THE REQUEST =>
Starting at the first line of the data, please print exactly those lines through the one that holds "(0,0) rectangle (876,585);", omitting every picture.

——————————

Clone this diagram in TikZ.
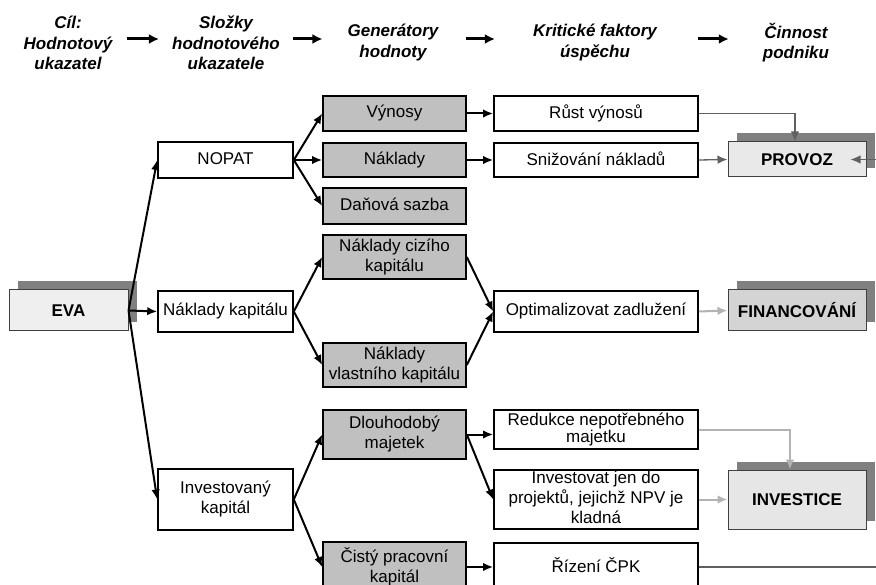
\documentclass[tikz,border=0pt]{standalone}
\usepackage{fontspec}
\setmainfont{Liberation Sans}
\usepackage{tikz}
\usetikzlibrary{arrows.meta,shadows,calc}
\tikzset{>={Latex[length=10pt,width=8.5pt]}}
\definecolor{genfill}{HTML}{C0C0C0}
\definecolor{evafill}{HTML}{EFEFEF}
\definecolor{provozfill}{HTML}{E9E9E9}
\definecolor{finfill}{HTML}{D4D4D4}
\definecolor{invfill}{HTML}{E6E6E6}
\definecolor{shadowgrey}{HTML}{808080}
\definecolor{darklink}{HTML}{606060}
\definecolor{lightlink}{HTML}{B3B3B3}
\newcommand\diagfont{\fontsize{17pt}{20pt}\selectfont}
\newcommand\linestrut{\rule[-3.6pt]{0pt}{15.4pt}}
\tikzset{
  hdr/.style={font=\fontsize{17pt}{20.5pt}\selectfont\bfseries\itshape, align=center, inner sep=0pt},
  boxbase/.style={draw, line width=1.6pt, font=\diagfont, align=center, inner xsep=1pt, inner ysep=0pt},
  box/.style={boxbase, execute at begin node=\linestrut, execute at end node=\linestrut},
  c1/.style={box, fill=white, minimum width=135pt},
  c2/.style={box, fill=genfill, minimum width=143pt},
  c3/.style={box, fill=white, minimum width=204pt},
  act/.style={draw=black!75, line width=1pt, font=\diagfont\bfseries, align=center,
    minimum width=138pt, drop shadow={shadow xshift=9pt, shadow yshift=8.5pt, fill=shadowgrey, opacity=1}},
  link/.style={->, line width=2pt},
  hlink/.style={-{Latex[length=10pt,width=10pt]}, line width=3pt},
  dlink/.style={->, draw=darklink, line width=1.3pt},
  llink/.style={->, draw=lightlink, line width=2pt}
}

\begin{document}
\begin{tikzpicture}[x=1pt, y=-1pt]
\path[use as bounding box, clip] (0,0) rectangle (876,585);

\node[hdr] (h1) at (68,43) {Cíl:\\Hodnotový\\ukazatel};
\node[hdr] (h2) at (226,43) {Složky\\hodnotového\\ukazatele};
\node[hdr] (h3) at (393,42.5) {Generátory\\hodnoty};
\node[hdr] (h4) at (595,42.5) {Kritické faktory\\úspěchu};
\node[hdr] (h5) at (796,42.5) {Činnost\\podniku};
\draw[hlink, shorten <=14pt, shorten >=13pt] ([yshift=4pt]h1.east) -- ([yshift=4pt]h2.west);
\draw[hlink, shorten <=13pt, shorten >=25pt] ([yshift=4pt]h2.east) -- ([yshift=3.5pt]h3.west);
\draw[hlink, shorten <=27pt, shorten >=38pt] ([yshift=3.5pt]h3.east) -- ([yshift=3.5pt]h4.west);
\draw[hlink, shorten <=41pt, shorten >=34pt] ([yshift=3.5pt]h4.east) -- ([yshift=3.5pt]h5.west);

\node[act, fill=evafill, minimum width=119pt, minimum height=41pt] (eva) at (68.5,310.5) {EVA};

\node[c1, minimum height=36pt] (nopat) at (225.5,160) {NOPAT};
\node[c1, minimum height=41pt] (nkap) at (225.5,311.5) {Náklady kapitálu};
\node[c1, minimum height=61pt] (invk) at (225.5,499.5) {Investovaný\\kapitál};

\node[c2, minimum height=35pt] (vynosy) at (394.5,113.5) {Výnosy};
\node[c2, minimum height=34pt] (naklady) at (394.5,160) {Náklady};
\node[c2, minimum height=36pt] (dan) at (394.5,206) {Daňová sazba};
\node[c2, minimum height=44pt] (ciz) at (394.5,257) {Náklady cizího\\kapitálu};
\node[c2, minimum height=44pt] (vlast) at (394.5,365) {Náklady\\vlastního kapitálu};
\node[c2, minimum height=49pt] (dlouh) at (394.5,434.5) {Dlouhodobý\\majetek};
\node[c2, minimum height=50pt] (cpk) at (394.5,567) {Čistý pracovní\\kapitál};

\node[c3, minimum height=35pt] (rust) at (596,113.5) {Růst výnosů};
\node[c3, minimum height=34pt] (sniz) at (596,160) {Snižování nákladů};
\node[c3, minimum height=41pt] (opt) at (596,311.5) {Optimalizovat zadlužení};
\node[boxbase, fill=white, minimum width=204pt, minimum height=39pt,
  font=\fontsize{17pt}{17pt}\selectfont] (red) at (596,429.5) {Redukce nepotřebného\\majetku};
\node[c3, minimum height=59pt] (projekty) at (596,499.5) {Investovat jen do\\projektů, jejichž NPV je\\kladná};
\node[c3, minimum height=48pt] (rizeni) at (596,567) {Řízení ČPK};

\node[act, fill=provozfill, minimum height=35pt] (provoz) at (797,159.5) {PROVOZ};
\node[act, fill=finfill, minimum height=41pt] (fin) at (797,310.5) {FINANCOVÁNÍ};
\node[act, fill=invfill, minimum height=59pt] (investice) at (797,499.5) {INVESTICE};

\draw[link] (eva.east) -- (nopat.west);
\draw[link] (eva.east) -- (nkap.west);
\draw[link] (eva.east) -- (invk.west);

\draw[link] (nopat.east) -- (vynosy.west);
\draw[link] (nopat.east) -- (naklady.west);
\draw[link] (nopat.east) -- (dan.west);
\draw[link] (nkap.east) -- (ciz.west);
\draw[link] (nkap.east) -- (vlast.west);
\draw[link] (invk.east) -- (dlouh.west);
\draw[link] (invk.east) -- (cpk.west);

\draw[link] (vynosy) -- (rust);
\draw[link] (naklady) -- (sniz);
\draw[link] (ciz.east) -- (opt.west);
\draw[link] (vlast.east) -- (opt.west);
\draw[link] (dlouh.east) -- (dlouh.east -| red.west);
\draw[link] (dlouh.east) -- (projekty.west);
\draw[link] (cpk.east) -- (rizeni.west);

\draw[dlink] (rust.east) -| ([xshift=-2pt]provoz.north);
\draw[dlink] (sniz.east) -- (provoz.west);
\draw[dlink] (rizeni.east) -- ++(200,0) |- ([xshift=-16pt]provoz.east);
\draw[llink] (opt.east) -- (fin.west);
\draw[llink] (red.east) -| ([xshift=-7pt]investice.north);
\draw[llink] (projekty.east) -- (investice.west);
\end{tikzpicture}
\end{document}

——————————

COMPLETE OUTPUT =>
Clone this diagram in TikZ.
\documentclass[tikz,border=0pt]{standalone}
\usepackage{fontspec}
\setmainfont{Liberation Sans}
\usepackage{tikz}
\usetikzlibrary{arrows.meta,shadows,calc}
\tikzset{>={Latex[length=10pt,width=8.5pt]}}
\definecolor{genfill}{HTML}{C0C0C0}
\definecolor{evafill}{HTML}{EFEFEF}
\definecolor{provozfill}{HTML}{E9E9E9}
\definecolor{finfill}{HTML}{D4D4D4}
\definecolor{invfill}{HTML}{E6E6E6}
\definecolor{shadowgrey}{HTML}{808080}
\definecolor{darklink}{HTML}{606060}
\definecolor{lightlink}{HTML}{B3B3B3}
\newcommand\diagfont{\fontsize{17pt}{20pt}\selectfont}
\newcommand\linestrut{\rule[-3.6pt]{0pt}{15.4pt}}
\tikzset{
  hdr/.style={font=\fontsize{17pt}{20.5pt}\selectfont\bfseries\itshape, align=center, inner sep=0pt},
  boxbase/.style={draw, line width=1.6pt, font=\diagfont, align=center, inner xsep=1pt, inner ysep=0pt},
  box/.style={boxbase, execute at begin node=\linestrut, execute at end node=\linestrut},
  c1/.style={box, fill=white, minimum width=135pt},
  c2/.style={box, fill=genfill, minimum width=143pt},
  c3/.style={box, fill=white, minimum width=204pt},
  act/.style={draw=black!75, line width=1pt, font=\diagfont\bfseries, align=center,
    minimum width=138pt, drop shadow={shadow xshift=9pt, shadow yshift=8.5pt, fill=shadowgrey, opacity=1}},
  link/.style={->, line width=2pt},
  hlink/.style={-{Latex[length=10pt,width=10pt]}, line width=3pt},
  dlink/.style={->, draw=darklink, line width=1.3pt},
  llink/.style={->, draw=lightlink, line width=2pt}
}

\begin{document}
\begin{tikzpicture}[x=1pt, y=-1pt]
\path[use as bounding box, clip] (0,0) rectangle (876,585);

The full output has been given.